Once students have shared their observations with each other, then with the whole group, get them to compare and contrast the two clips, focusing on the following:

  • use of music and camerwork
  • rhythm and mood
  • view of society
  • relationship to the past (at some point, if they haven’t established this already, that the first film is set in the 1950s whereas the second is contemporaneous)

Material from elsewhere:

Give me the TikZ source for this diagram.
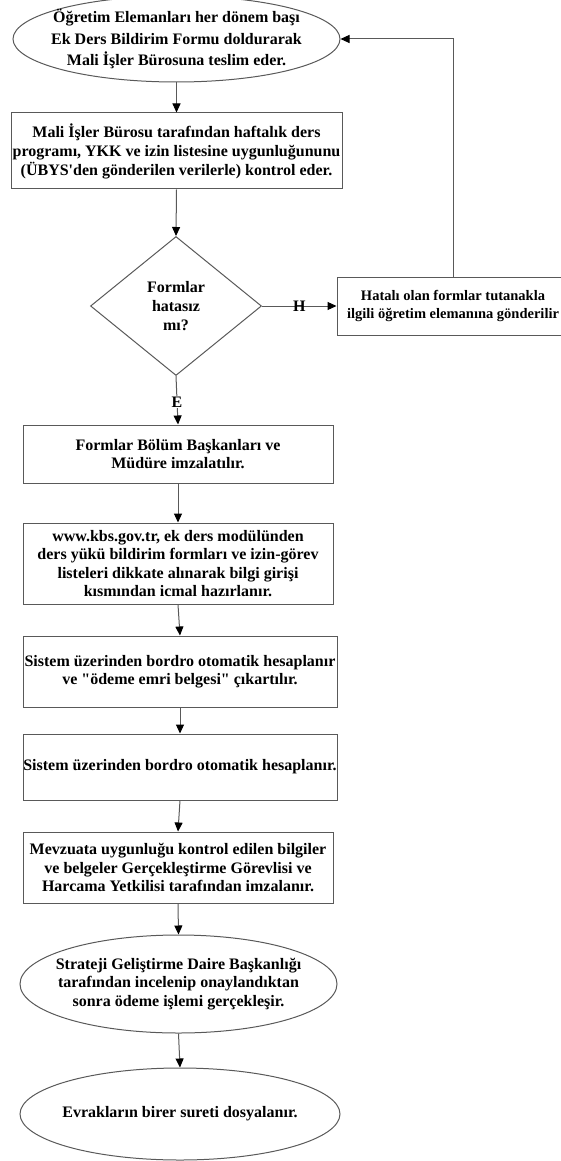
\documentclass[tikz,border=0pt]{standalone}
\usepackage{fontspec}
\setmainfont{Liberation Serif}
\usetikzlibrary{positioning, shapes.geometric, arrows.meta}

\begin{document}
\begin{tikzpicture}[x=1pt, y=-1pt,
  every node/.style={font=\fontsize{16}{19}\selectfont\bfseries, align=center, text=black},
  flowline/.style={draw=black!65, line width=1pt},
  flowarrow/.style={flowline, -{Triangle[width=8pt, length=9pt, color=black]}},
  termnode/.style={ellipse, draw=black!65, line width=1pt, inner xsep=-30pt, inner ysep=0pt},
  procbox/.style={rectangle, draw=black!65, line width=1pt, inner sep=0pt},
  decnode/.style={diamond, draw=black!65, line width=1pt, inner sep=0pt}]

\useasboundingbox (0,0) rectangle (561,1161);

% Start: forms handed to the office
\node[termnode, minimum width=327pt, minimum height=86pt, font=\fontsize{16}{21.5}\selectfont\bfseries] (start) at (176.5,39)
  {Öğretim Elemanları her dönem başı\\ Ek Ders Bildirim Formu doldurarak\\ Mali İşler Bürosuna teslim eder.};

% Office checks the forms
\node[procbox, minimum width=331pt, minimum height=76pt] (review) at (176.5,151)
  {Mali İşler Bürosu tarafından haftalık ders\\ programı, YKK ve izin listesine uygunluğununu\\ (ÜBYS\textquotesingle den gönderilen verilerle) kontrol eder.};

% Decision
\node[decnode, minimum width=171pt, minimum height=139pt] (check) at (176,306) {Formlar\\ hatasız\\ mı?};

% Faulty forms go back
\node[procbox, minimum width=232pt, minimum height=58pt, font=\fontsize{14.5}{18}\selectfont\bfseries] (fail) at (453,306)
  {Hatalı olan formlar tutanakla\\ ilgili öğretim elemanına gönderilir};

% Signatures
\node[procbox, minimum width=310pt, minimum height=58pt, font=\fontsize{16}{18}\selectfont\bfseries] (sign) at (178,454)
  {Formlar Bölüm Başkanları ve\\ Müdüre imzalatılır.};

% KBS entry
\node[procbox, minimum width=310pt, minimum height=81pt, font=\fontsize{16}{18.5}\selectfont\bfseries] (icmal) at (178,563.5)
  {www.kbs.gov.tr, ek ders modülünden\\ ders yükü bildirim formları ve izin-görev\\ listeleri dikkate alınarak bilgi girişi\\ kısmından icmal hazırlanır.};

% Payroll with payment order
\node[procbox, minimum width=314pt, minimum height=71pt, font=\fontsize{16}{18}\selectfont\bfseries] (bordro) at (180,671.5)
  {Sistem üzerinden bordro otomatik hesaplanır\\ ve \textquotedbl ödeme emri belgesi\textquotedbl{} çıkartılır.};

% Payroll
\node[procbox, minimum width=314pt, minimum height=66pt] (payroll) at (180,767)
  {Sistem üzerinden bordro otomatik hesaplanır.};

% Approval
\node[procbox, minimum width=310pt, minimum height=71pt, font=\fontsize{16}{18.5}\selectfont\bfseries] (approve) at (178,867.5)
  {Mevzuata uygunluğu kontrol edilen bilgiler\\ ve belgeler Gerçekleştirme Görevlisi ve\\ Harcama Yetkilisi tarafından imzalanır.};

% Strategy department
\node[termnode, minimum width=317pt, minimum height=98pt, font=\fontsize{16}{18.5}\selectfont\bfseries] (sgdb) at (178.5,984)
  {Strateji Geliştirme Daire Başkanlığı\\ tarafından incelenip onaylandıktan\\ sonra ödeme işlemi gerçekleşir.};

% End: archive
\node[termnode, minimum width=320pt, minimum height=92pt] (archive) at (180,1114)
  {Evrakların birer sureti dosyalanır.};

% Connectors
\draw[flowarrow] (start.south) -- (review.north);
\draw[flowarrow] (review.south) -- (check.north);
\draw[flowarrow] (check.east) -- node[inner sep=0pt]{H} (fail.west);
\draw[flowarrow] (fail.north) |- (start.east);
\draw[flowarrow] (check.south) -- node[fill=white, inner sep=1pt, pos=0.54]{E} (sign.north);
\draw[flowarrow] (sign.south) -- (icmal.north);
\draw[flowarrow] (icmal.south) -- (bordro.north);
\draw[flowarrow] (bordro.south) -- (payroll.north);
\draw[flowarrow] (payroll.south) -- (approve.north);
\draw[flowarrow] (approve.south) -- (sgdb.north);
\draw[flowarrow] (sgdb.south) -- (archive.north);
\end{tikzpicture}
\end{document}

Creative-productive tasks for students

You could choose one or more theses follow-up activities:

  • A debate/discussion. This could be about school uniforms or about uniformity more general. Does everybody ultimately wear a uniform?
  • Students research and present a photograph or series of photographs on uniformity. If they struggle for ideas you could suggest Yann Arthus-Bertrand’s aerial shots of suburban and urban areas, which are particularly evocative of this. On a slightly different tip, Charles Frégar’s series Steps, approaches uniformity through portraiture.
  • Similarly, students could research and present a short film clip which they think evokes the the theme of uniformity, but perhaps not in the same way as those seen in class.
  • If you have the time and resources, get students to make their own film around the theme of uniformity, which they are free to interpret as they please, and present it to the class with an introduction outlining their aims.
  • For a more spontaneous, less time-consuming activity, the students could imagine and present their short film about uniformity, or even produce a storyboard explaining the shots they would choose and why.

Language focus

  • To help the students express themselves you may need, level-depending to help them with prepositions of movement. This could accompany some technical vocabulary to explain the different shots in the film. In fact, most explanations of standard film shots include a fair number of prepositions so it could be an interesting way to teach them.
  • Comparisons (e.g., The Long Day Closes is more nostalgic than Baraka etc.)